(begin)

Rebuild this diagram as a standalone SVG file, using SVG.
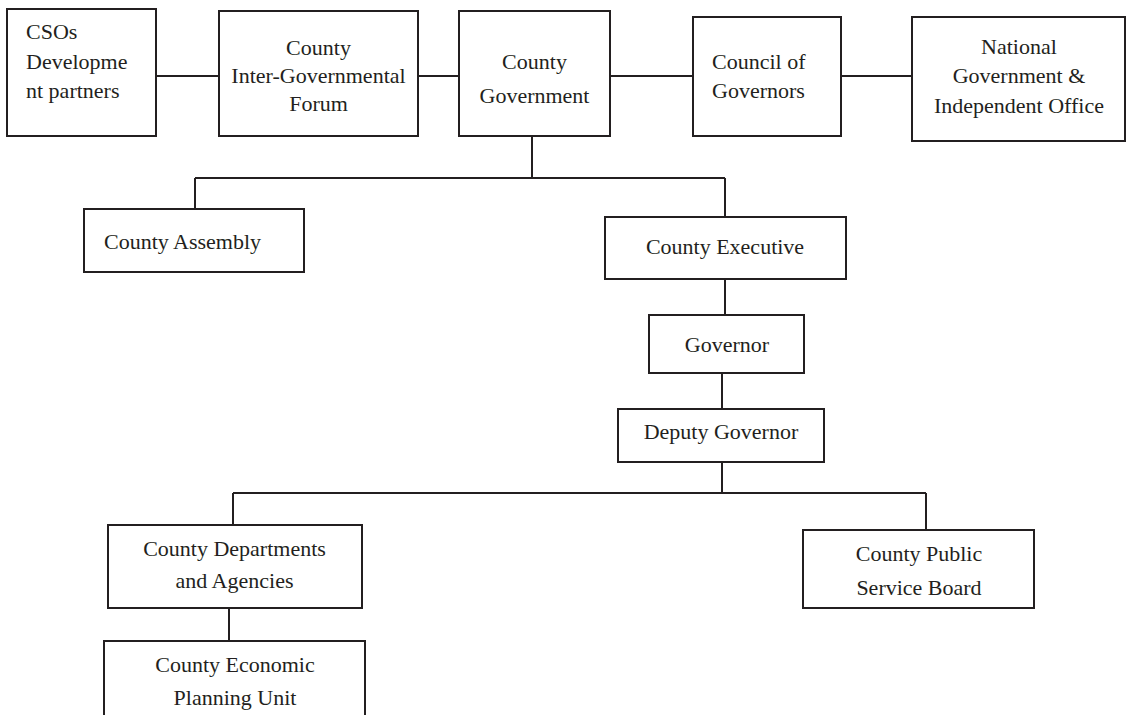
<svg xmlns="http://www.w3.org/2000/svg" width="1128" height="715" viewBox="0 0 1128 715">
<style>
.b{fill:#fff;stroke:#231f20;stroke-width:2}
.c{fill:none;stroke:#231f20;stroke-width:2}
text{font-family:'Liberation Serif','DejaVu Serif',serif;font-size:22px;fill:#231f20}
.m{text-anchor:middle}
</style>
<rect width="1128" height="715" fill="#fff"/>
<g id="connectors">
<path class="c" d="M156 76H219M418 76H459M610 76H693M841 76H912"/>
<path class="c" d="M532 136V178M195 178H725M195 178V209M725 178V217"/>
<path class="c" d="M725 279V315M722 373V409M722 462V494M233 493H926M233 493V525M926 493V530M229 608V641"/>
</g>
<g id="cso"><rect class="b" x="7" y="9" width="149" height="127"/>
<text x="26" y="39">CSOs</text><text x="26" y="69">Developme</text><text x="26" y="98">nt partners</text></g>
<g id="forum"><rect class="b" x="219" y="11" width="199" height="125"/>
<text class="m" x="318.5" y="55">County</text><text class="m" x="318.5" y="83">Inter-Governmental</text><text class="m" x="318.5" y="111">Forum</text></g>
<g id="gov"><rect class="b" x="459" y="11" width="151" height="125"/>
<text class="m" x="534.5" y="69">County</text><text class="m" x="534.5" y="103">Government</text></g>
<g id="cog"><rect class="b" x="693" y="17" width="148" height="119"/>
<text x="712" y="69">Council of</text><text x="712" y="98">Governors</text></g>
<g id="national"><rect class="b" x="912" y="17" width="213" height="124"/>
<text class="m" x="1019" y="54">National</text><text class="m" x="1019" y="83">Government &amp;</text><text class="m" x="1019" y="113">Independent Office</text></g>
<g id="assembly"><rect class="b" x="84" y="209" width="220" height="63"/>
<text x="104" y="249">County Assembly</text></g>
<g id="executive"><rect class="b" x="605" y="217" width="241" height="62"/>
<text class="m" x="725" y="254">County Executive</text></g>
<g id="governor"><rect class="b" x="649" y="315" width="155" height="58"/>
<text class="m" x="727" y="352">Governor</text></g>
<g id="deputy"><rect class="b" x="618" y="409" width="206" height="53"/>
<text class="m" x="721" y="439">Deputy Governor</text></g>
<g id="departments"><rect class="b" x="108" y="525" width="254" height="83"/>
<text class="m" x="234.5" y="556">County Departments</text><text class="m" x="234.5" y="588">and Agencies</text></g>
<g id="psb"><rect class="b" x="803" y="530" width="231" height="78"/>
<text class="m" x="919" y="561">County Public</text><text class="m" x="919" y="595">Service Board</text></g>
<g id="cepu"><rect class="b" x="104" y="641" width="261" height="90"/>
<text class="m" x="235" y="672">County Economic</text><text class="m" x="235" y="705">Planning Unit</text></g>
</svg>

(end)

TASK TO COMPLETE →
Output all of the data exactly as it stands, minus any images.

RESULT →
Rebuild this diagram as a standalone SVG file, using SVG.
<svg xmlns="http://www.w3.org/2000/svg" width="1128" height="715" viewBox="0 0 1128 715">
<style>
.b{fill:#fff;stroke:#231f20;stroke-width:2}
.c{fill:none;stroke:#231f20;stroke-width:2}
text{font-family:'Liberation Serif','DejaVu Serif',serif;font-size:22px;fill:#231f20}
.m{text-anchor:middle}
</style>
<rect width="1128" height="715" fill="#fff"/>
<g id="connectors">
<path class="c" d="M156 76H219M418 76H459M610 76H693M841 76H912"/>
<path class="c" d="M532 136V178M195 178H725M195 178V209M725 178V217"/>
<path class="c" d="M725 279V315M722 373V409M722 462V494M233 493H926M233 493V525M926 493V530M229 608V641"/>
</g>
<g id="cso"><rect class="b" x="7" y="9" width="149" height="127"/>
<text x="26" y="39">CSOs</text><text x="26" y="69">Developme</text><text x="26" y="98">nt partners</text></g>
<g id="forum"><rect class="b" x="219" y="11" width="199" height="125"/>
<text class="m" x="318.5" y="55">County</text><text class="m" x="318.5" y="83">Inter-Governmental</text><text class="m" x="318.5" y="111">Forum</text></g>
<g id="gov"><rect class="b" x="459" y="11" width="151" height="125"/>
<text class="m" x="534.5" y="69">County</text><text class="m" x="534.5" y="103">Government</text></g>
<g id="cog"><rect class="b" x="693" y="17" width="148" height="119"/>
<text x="712" y="69">Council of</text><text x="712" y="98">Governors</text></g>
<g id="national"><rect class="b" x="912" y="17" width="213" height="124"/>
<text class="m" x="1019" y="54">National</text><text class="m" x="1019" y="83">Government &amp;</text><text class="m" x="1019" y="113">Independent Office</text></g>
<g id="assembly"><rect class="b" x="84" y="209" width="220" height="63"/>
<text x="104" y="249">County Assembly</text></g>
<g id="executive"><rect class="b" x="605" y="217" width="241" height="62"/>
<text class="m" x="725" y="254">County Executive</text></g>
<g id="governor"><rect class="b" x="649" y="315" width="155" height="58"/>
<text class="m" x="727" y="352">Governor</text></g>
<g id="deputy"><rect class="b" x="618" y="409" width="206" height="53"/>
<text class="m" x="721" y="439">Deputy Governor</text></g>
<g id="departments"><rect class="b" x="108" y="525" width="254" height="83"/>
<text class="m" x="234.5" y="556">County Departments</text><text class="m" x="234.5" y="588">and Agencies</text></g>
<g id="psb"><rect class="b" x="803" y="530" width="231" height="78"/>
<text class="m" x="919" y="561">County Public</text><text class="m" x="919" y="595">Service Board</text></g>
<g id="cepu"><rect class="b" x="104" y="641" width="261" height="90"/>
<text class="m" x="235" y="672">County Economic</text><text class="m" x="235" y="705">Planning Unit</text></g>
</svg>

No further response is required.